Nicolas Maduro has been found guilty of drug trafficking and terrorism in the US | Credit: StringerAL/Shutterstock
Indicted in 2020 on US federal charges of narcoterrorism and conspiracy to import cocaine, the Trump Administration doubled the bounty on Venezuelan President Nicolas Maduro on Thursday, August 8th, several news outlets reported.
The United States accuses Maduro of being one of the world’s largest drug traffickers and of working with cartels to flood the US with fentanyl-laced cocaine. “Under President Trump’s leadership, Maduro will not escape justice, and he will be held accountable for his despicable crimes,” Pam Bondi, the attorney general, said on Thursday in a video statement announcing the reward.
Bondi said, “Maduro uses foreign terrorist organisations like TdA … to bring deadly violence to our country … He is one of the largest narcotraffickers in the world and a threat to our national security.”

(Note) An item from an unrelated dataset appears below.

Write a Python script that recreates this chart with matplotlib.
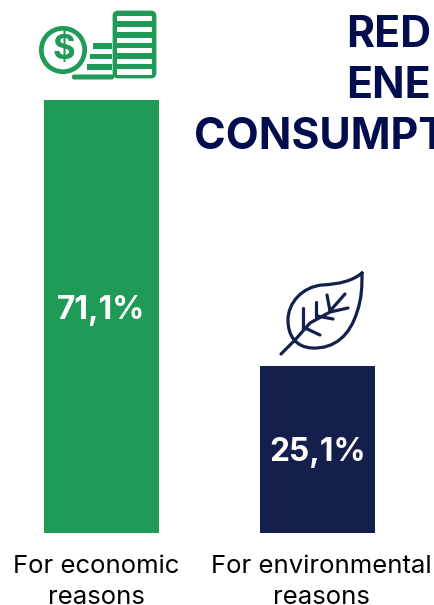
import matplotlib
matplotlib.use('Agg')
import matplotlib.pyplot as plt
from matplotlib.patches import Circle, FancyBboxPatch, Rectangle, PathPatch
from matplotlib.path import Path

categories = ['For economic\nreasons', 'For environmental\nreasons']
values = [71.1, 25.1]
value_labels = ['71,1%', '25,1%']
title_lines = ['RED', 'ENE', 'CONSUMPT']

GREEN = '#1f9b57'
NAVY = '#151f4b'
TITLE_NAVY = '#020d4d'
W, H = 434, 605

plt.rcParams['font.family'] = ['Inter', 'DejaVu Sans']

fig = plt.figure(figsize=(W / 100, H / 100), dpi=100)

# the bars sit on a baseline below zero
baseline = -3.9
ax = fig.add_axes([0, (H - 533) / H, 1, 433 / H])
ax.bar([0, 1], [v - baseline for v in values], bottom=baseline,
       width=115 / 216, color=[GREEN, NAVY])
ax.set_xlim(-101.5 / 216, (W - 101.5) / 216)
ax.set_ylim(baseline, max(values))
ax.axis('off')

# overlay in pixel coordinates for the icons and free text
ov = fig.add_axes([0, 0, 1, 1])
ov.set_xlim(0, W)
ov.set_ylim(H, 0)
ov.axis('off')
ov.patch.set_alpha(0)

for label, x, y in zip(value_labels, [101, 318], [310, 453]):
    ov.text(x, y, label, color='white', fontsize=22.8, fontweight='bold',
            ha='center', va='center')

for line, x, y in zip(title_lines, [346.5, 346.5, 193.5], [47, 98, 149]):
    ov.text(x, y, line, color=TITLE_NAVY, fontsize=30.8, fontweight='bold',
            ha='left', va='baseline')

for i, cat in enumerate(categories):
    first, second = cat.split('\n')
    xc = [96.5, 321][i]
    ov.text(xc, 573, first, color='black', fontsize=18.5, ha='center', va='baseline')
    ov.text(xc, 604, second, color='black', fontsize=18.5, ha='center', va='baseline')

# coin stack icon
ov.add_patch(FancyBboxPatch((114, 12), 41, 65, boxstyle='round,pad=0,rounding_size=4',
                            fc=GREEN, ec=GREEN, lw=2))
for top, bot in [(16, 21), (27, 32), (37.5, 43), (48, 53), (59, 64), (69, 75)]:
    ov.add_patch(Rectangle((117, top), 35, bot - top, fc='white', ec='none'))
for x0, y0 in [(93, 43), (90, 53.5), (87, 64)]:
    ov.add_patch(Rectangle((x0, y0), 112 - x0, 5.5, fc=GREEN, ec='none'))
ov.add_patch(FancyBboxPatch((72, 74.5), 42, 5, boxstyle='round,pad=0,rounding_size=2',
                            fc=GREEN, ec='none'))
ov.add_patch(Circle((63, 50), 26, fc='white', ec='none'))
ov.add_patch(Circle((63, 50), 21.7, fc='white', ec=GREEN, lw=3.4))
ov.text(64, 50, '$', color=GREEN, fontsize=25, fontweight='bold', ha='center', va='center')

# leaf icon
leaf = Path(
    [(362, 273), (352, 281), (340, 284), (322, 285),
     (302, 287), (288, 303), (288, 320),
     (288, 335), (295, 347), (312, 348),
     (335, 349), (350, 335), (357, 312),
     (362, 298), (362, 285), (362, 273)],
    [Path.MOVETO, Path.CURVE4, Path.CURVE4, Path.CURVE4,
     Path.CURVE4, Path.CURVE4, Path.CURVE4,
     Path.CURVE4, Path.CURVE4, Path.CURVE4,
     Path.CURVE4, Path.CURVE4, Path.CURVE4,
     Path.CURVE4, Path.CURVE4, Path.CURVE4])
ov.add_patch(PathPatch(leaf, fc='none', ec=NAVY, lw=2.3, capstyle='round', joinstyle='round'))
veins = [
    [(281, 354), (295, 340), (310, 323), (330, 312), (348, 308)],
    [(303, 308), (303, 329)],
    [(316, 302), (316, 317)],
    [(327, 295), (330, 311)],
    [(345, 294), (330, 311)],
    [(305, 328), (320, 335)],
    [(317, 316), (333, 319)],
]
for pts in veins:
    ov.plot([p[0] for p in pts], [p[1] for p in pts], color=NAVY, lw=2.3,
            solid_capstyle='round', solid_joinstyle='round')

fig.savefig('out.png', dpi=100)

Maduro was indicted in Manhattan federal court in 2020, during the first Trump presidency, along with several close allies, on federal charges of drug-trafficking-related terrorism and conspiracy to import cocaine, according to the Guardian.
Initially, the US offered a $15 million reward for his arrest. With Joe Biden as president, the bounty was raised to $25 million, the same reward offered for Osama bin Laden in 2001, after the September 11 attacks.
‘We’re not surprised’ by this ‘desperate distraction’
Maduro shrugs off the bounty. He never leaves Venezuela, where he has remained the most powerful figure in the country for over a decade. In 2024, the European Union and several Latin American governments condemned Maduro‘s reelection as a sham.
Venezuelan Foreign Minister Yvan Gil said the new reward was “pathetic” and labelled it “political propaganda”.
“We’re not surprised, coming from whom it comes from,” Gil said, accusing Bondi of attempting a “desperate distraction” from headlines related to backlash over the handling of the case of sex offender Jeffrey Epstein.